Vous avez des cibles prioritaires ?

Nous ciblons principalement les transporteurs routiers effectuant des trajets réguliers (flux de messagerie, flux industriels…). En effet, plus le volume de trajets est important, plus cela nous intéresse. Néanmoins, nous ne mettons pas de barrière à l’entrée car plus notre offre est diversifiée, plus les voyageurs trouveront le voyage adapté à leurs besoins. Nous avons à ce jour 50 transporteurs référencés sur notre site et 1000 trajets proposés ce mois-ci. On travaille beaucoup avec des PME normandes parce que nous sommes basés dans la région mais nous avons rencontré ces derniers mois de nombreux groupes qui sont séduits par l’idée.

Quant aux particuliers, ils sont surtout intéressés par le service pour leurs trajets de week-ends et vacances donc c’est avant tout du loisir. Nos visiteurs ont des profils variés, difficile de définir un utilisateur-type de WeTruck! Encore une fois, nous n’avons pas de cible prioritaire parce que traditionnellement, les personnes faisant du covoiturage sont plutôt les jeunes mais on s’est rendu compte que certaines personnes non adeptes de ce type de solutions seraient prêtes à faire du co-camionnage parce qu’ils se sentent plus en sécurité avec un chauffeur dans une cabine de camion qu’avec un covoitureur…

Quelles difficultés avez-vous rencontré ?

Nous n’avons pas de concurrents directs donc sur ce point, nous n’avons pas eu de difficulté particulière. Néanmoins, la concurrence indirecte est forte : toutes les solutions de mobilité (train, bus, voiture) sont envisagées par les utilisateurs.

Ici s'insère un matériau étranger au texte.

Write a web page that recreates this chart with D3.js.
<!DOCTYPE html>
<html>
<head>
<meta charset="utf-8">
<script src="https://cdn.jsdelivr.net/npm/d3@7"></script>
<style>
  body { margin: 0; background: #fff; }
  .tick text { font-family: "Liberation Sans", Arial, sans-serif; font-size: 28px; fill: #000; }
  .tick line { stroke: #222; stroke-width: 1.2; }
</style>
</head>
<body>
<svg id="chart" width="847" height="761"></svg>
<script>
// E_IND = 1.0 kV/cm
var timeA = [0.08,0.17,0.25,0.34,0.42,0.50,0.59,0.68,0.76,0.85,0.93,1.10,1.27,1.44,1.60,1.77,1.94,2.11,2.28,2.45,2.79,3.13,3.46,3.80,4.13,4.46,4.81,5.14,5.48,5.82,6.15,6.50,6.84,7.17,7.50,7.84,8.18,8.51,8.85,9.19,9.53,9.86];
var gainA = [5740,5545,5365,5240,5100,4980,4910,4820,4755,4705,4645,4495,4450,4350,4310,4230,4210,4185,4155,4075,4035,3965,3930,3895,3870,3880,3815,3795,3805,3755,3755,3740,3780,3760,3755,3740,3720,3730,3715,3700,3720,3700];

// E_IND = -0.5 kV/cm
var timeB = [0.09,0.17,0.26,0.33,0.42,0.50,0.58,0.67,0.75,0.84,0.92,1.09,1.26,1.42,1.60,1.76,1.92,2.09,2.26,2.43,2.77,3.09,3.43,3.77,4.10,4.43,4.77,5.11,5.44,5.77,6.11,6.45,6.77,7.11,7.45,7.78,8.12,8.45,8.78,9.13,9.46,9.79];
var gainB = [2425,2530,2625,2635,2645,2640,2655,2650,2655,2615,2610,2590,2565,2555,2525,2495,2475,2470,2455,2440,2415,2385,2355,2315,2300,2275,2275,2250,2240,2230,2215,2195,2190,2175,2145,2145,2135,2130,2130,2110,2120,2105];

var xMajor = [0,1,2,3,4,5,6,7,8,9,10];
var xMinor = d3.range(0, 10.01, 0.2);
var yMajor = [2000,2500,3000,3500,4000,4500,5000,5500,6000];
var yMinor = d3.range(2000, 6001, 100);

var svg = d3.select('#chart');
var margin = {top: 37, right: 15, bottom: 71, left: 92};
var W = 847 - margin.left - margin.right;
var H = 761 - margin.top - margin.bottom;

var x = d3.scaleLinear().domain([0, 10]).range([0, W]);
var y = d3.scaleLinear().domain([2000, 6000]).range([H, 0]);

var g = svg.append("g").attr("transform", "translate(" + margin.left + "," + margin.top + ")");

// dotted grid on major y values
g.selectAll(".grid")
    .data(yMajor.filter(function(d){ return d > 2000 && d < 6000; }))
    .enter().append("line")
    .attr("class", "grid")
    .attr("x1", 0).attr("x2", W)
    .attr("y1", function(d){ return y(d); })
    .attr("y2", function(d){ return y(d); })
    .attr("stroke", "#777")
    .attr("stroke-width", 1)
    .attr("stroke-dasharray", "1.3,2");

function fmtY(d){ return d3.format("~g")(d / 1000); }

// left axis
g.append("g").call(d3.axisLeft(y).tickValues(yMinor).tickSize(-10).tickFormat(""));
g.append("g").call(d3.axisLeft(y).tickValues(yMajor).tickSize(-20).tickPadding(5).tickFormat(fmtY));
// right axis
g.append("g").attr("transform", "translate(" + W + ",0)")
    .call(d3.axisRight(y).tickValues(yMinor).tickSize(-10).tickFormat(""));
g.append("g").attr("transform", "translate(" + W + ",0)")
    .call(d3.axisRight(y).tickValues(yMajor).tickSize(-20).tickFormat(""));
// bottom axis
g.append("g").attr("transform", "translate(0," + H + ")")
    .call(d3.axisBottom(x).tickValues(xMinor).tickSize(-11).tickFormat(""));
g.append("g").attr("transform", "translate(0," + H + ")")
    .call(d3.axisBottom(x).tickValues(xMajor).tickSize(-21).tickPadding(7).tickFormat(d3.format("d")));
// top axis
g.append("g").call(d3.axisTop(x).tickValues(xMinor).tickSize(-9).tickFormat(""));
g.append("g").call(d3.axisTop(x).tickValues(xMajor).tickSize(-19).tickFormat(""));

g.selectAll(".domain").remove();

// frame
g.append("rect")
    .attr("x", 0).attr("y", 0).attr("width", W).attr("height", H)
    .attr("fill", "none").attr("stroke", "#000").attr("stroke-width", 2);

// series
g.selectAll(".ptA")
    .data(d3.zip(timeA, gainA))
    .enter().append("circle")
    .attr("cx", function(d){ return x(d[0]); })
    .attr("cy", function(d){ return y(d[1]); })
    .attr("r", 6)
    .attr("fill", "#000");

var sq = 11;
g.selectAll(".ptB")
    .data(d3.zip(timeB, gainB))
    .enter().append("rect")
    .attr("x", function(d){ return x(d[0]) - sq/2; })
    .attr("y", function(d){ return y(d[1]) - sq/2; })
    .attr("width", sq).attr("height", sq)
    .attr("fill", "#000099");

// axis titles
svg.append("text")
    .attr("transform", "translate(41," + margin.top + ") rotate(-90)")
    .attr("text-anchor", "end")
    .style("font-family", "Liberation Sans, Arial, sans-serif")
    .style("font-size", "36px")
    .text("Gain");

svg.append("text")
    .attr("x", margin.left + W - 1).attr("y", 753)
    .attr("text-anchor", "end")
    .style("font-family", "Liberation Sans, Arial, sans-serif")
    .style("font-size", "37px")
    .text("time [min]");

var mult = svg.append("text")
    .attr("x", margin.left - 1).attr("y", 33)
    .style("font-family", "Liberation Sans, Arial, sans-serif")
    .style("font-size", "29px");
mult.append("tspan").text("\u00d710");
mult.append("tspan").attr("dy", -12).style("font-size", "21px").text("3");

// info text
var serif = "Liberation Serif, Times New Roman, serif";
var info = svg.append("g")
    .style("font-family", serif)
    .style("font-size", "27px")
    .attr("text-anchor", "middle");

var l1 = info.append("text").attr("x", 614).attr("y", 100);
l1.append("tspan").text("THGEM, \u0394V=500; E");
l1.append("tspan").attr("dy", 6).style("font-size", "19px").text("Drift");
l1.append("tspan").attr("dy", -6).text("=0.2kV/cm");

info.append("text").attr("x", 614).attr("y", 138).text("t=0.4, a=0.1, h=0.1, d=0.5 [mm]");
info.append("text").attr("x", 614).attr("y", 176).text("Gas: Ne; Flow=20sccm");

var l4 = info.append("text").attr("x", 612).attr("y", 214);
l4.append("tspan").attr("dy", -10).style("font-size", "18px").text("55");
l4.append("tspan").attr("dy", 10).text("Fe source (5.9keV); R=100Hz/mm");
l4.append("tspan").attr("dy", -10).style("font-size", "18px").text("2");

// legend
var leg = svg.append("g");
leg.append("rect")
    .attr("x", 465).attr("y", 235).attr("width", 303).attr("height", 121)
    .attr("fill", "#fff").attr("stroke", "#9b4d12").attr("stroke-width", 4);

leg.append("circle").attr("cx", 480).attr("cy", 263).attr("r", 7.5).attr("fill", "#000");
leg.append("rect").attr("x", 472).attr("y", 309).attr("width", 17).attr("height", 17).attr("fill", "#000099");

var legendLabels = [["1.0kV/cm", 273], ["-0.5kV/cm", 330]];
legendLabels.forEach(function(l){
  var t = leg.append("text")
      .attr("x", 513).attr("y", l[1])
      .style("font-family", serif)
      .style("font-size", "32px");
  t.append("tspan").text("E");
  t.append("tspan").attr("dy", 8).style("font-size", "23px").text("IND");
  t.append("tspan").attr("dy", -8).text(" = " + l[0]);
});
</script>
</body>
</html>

Par rapport à la législation française, il a fallu prouver que le concept était légal. Ensuite, nous avons eu à déterminer le cadre de notre activité. Pour cela, nous avons rencontré beaucoup d’avocats et de spécialistes du sujet. Nous nous inscrivons dans le cadre légal du covoiturage (« trajet commun dont le flux financier correspond à du partage des frais de route »). Enfin, il s’agissait de déterminer qui était responsable en cas de dommage : compte tenu du cadre légal, le passager est couvert par l’assurance du transporteur.

Depuis cet été, le transport routier de voyageurs a été très fortement impacté par l’ouverture à la concurrence du marché national de liaison par autocars, avec des offres à petits prix. La cible semble similaire à celle de WeTruck : est-ce une menace pour l’expansion de votre service ?

Au contraire, c’est un signal positif. Cela veut dire que si des gens sont prêts à payer moins cher (quitte à passer plus de temps sur la route), notre positionnement est cohérent. On s’est finalement rendu compte avec l’ouverture du marché national du car que les particuliers avaient des besoins qui n’étaient pas couverts jusque là : il y a avait donc tout un marché pour lequel il y avait une demande mais aucune offre.

Mais pour le car comme le co-voiturage, il est parfois compliqué de trouver certaines liaisons (vers des petites villes notamment) aux horaires qui nous intéressent. Côté train, le réseau régional est développé mais les trajets sont souvent compliqués et les connexions longues. Le co-camionnage s’avère alors adapté.

Enfin, quelles sont les prochaines étapes pour votre entreprise ?

Cela fait un an que j’ai commencé le projet. Au départ, on ne savait pas si c’était possible. Aujourd’hui, on se rend compte que ça l’est et que ça intéresse à la fois les transporteurs et les particuliers. A présent, nous souhaitons atteindre un volume critique de trajets. Nous sommes fortement présents en Normandie et un peu en Ile-de-France. La prochaine étape pour nous est de nous développer dans les régions à fort trafic telles que Rhône-Alpes, Aquitaine ou encore PACA. Pour cela, nous avons besoin de trouver des financements et de recruter des collaborateurs.